April 14, 2011 / 3:24 PM / 7 years ago

Delay optional surgeries after heart attack: study

NEW YORK (Reuters Health) - After a heart attack, waiting at least 2 months before an elective surgery is linked to a lower risk of dying or having a second heart attack, a new study of Californians says.

Patients who’ve had a heart attack should wait at least 8 weeks before surgery, said Dr. Christian de Virgilio, professor of surgery at the UCLA School of Medicine.

However, doctors “have to balance risk of heart attack versus the risk of delaying surgery,” said de Virgilio, who co-authored the study published in the Annals of Surgery.

In an analysis of outcomes for more than half a million people in a California hospital database, 16 out of 50 who had surgery less than a month after a heart attack had a second heart attack within 30 days, compared to 4 in 50 that waited at least 2 months.

The risk of a second heart attack declined dramatically the longer a patient waited before having one of five non-cardiac elective surgeries, such as hip replacement or gallbladder removal.

Of those having surgery between 31 and 60 days after the initial heart attack, 10 in 50 had a second attack; between 61 and 90 days, 4 in 50 had a second attack; and between 3 months and 6 months, just 3 in 50 had second heart attacks.

The American Heart Association (AHA) and American College of Cardiology jointly recommend that people wait 4 to 6 weeks after a heart attack before having surgery, but this new research shows that the risk persists after that period, de Virgilio told Reuters Health.

“We’ve always kind of known that patients that have had a recent heart attack are at a higher risk of another after surgery, but a lot of that data is based on studies done decades ago,” said de Virgilio, who co-authored the study.

To find out if modern anesthesia practices and pre- and post-surgical treatments have reduced the riskiness of having surgery after a heart attack, de Virgilio and his colleagues looked at the medical records of 563,842 people who had undergone elective surgeries between 1999 and 2004. About 3 percent had also had a heart attack within the year before the surgery; their average age was 69.

Heart attack “still remains a very high risk factor for patients requiring surgery,” de Virgilio said, “and it’s a higher, more persistent risk than we thought.”

The danger was not only a second heart attack, but an increased risk of dying after surgery as well.

Among the patients who had a heart attack within the previous month, 7 out of 50 died.
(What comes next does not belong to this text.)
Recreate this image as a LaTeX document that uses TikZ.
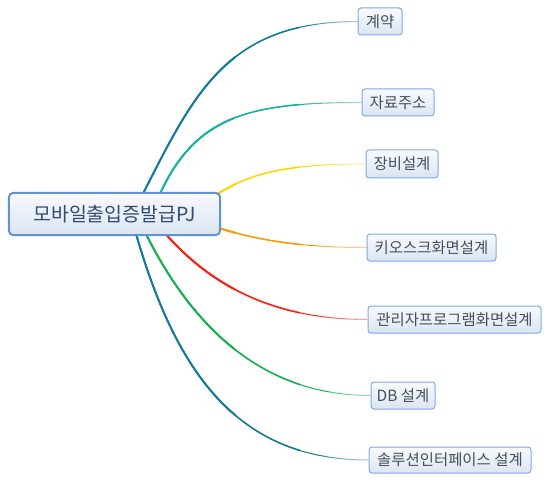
\documentclass[tikz,border=0pt]{standalone}
\usepackage{fontspec}
\setmainfont{Noto Sans CJK KR}
\usetikzlibrary{calc,backgrounds}
\definecolor{cTealDark}{RGB}{20,122,150}
\definecolor{cTeal}{RGB}{24,178,160}
\definecolor{cYellow}{RGB}{255,214,0}
\definecolor{cOrange}{RGB}{255,152,0}
\definecolor{cRed}{RGB}{255,30,12}
\definecolor{cGreen}{RGB}{20,176,80}
\definecolor{rootBorder}{RGB}{96,146,212}
\definecolor{leafBorder}{RGB}{128,170,226}
\definecolor{boxBottom}{RGB}{218,229,243}
\definecolor{boxTop}{RGB}{248,250,253}
\definecolor{rootText}{RGB}{52,74,112}
\definecolor{leafText}{RGB}{72,78,90}
\tikzset{
  rootbox/.style={draw=rootBorder, line width=2bp, rounded corners=4bp,
    top color=boxTop, bottom color=boxBottom, minimum width=211bp,
    minimum height=42bp, inner sep=0pt, text=rootText,
    font=\fontsize{19.5}{22}\selectfont},
  leafbox/.style={draw=leafBorder, line width=1bp, rounded corners=3bp,
    top color=boxTop, bottom color=boxBottom, minimum height=27bp,
    inner sep=0pt, text=leafText, font=\fontsize{15.5}{18}\selectfont},
}
\newcommand\mmbranch[5]{%
  \foreach \w/\c in {1/560,1.5/300,2/235}{%
    \begin{scope}
      \clip (0,0) rectangle (\c,482);
      \draw[#1, line width=\w bp] ($(root.center)+(#2,0)$) .. controls #3 and #4 .. (#5.west);
    \end{scope}}%
  \foreach \i in {1,...,5}{%
    \fill[white, fill opacity=0.16] ($(#5.west)+(-10*\i,-4)$) rectangle ($(#5.west)+(0,4)$);}%
}
\begin{document}
\begin{tikzpicture}[x=1bp,y=-1bp]
\useasboundingbox (0,0) rectangle (549,482);
\node[rootbox] (root) at (114.5,214) {모바일출입증발급PJ};
\node[leafbox, minimum width=44bp] (l1) at (380,21.5) {계약};
\node[leafbox, minimum width=72bp] (l2) at (398,102.5) {자료주소};
\node[leafbox, minimum width=72bp, minimum height=28bp] (l3) at (402,164) {장비설계};
\node[leafbox, minimum width=129bp] (l4) at (431.5,247.5) {키오스크화면설계};
\node[leafbox, minimum width=173bp] (l5) at (454.5,319.5) {관리자프로그램화면설계};
\node[leafbox, minimum width=64bp] (l6) at (403,395.5) {DB 설계};
\node[leafbox, minimum width=162bp, minimum height=26bp] (l7) at (450,460) {솔루션인터페이스 설계};
\begin{scope}[on background layer]
  \mmbranch{cTealDark}{18}{(190,104)}{(218,21.5)}{l1}
  \mmbranch{cTeal}{37}{(188,118)}{(240,102.5)}{l2}
  \mmbranch{cYellow}{70.5}{(235,184)}{(250,164)}{l3}
  \mmbranch{cOrange}{60.5}{(230,232)}{(270,247.5)}{l4}
  \mmbranch{cRed}{35}{(195,275)}{(260,319.5)}{l5}
  \mmbranch{cGreen}{22}{(186,324)}{(260,395.5)}{l6}
  \mmbranch{cTealDark}{16}{(172,370)}{(235,460)}{l7}
\end{scope}
\end{tikzpicture}
\end{document}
If the patients waited at least two months, 5 out of 50 died.

The death rate is somewhat high, probably because many of the patients had to have emergency surgery, de Virgilio said.

About 8.5 million adults have a heart attack each year in the U.S., according to the AHA.

The risks related to recent heart attacks were not unique to one specific type of surgery, de Virgilio noted.

“Any surgery creates stress,” which can affect heart function, he said.

The biggest change in managing heart attack since the earlier studies has been the use of statins, which lower cholesterol and have anti-inflammatory properties that protect the heart during surgery, de Virgilio said.

However, this study did not look at which treatments were given to whom, said Dr. Edward McFalls, professor of medicine at the University of Minnesota in Minneapolis.

“We don’t know from the study what therapy was given that might have influenced the patient in a good and a bad way,” McFalls, who did not work on the study, told Reuters Health.

This research “supports the guidelines statement that there should be a grace period or waiting period,” McFalls said, but whether these guidelines should be extended is still up in the air.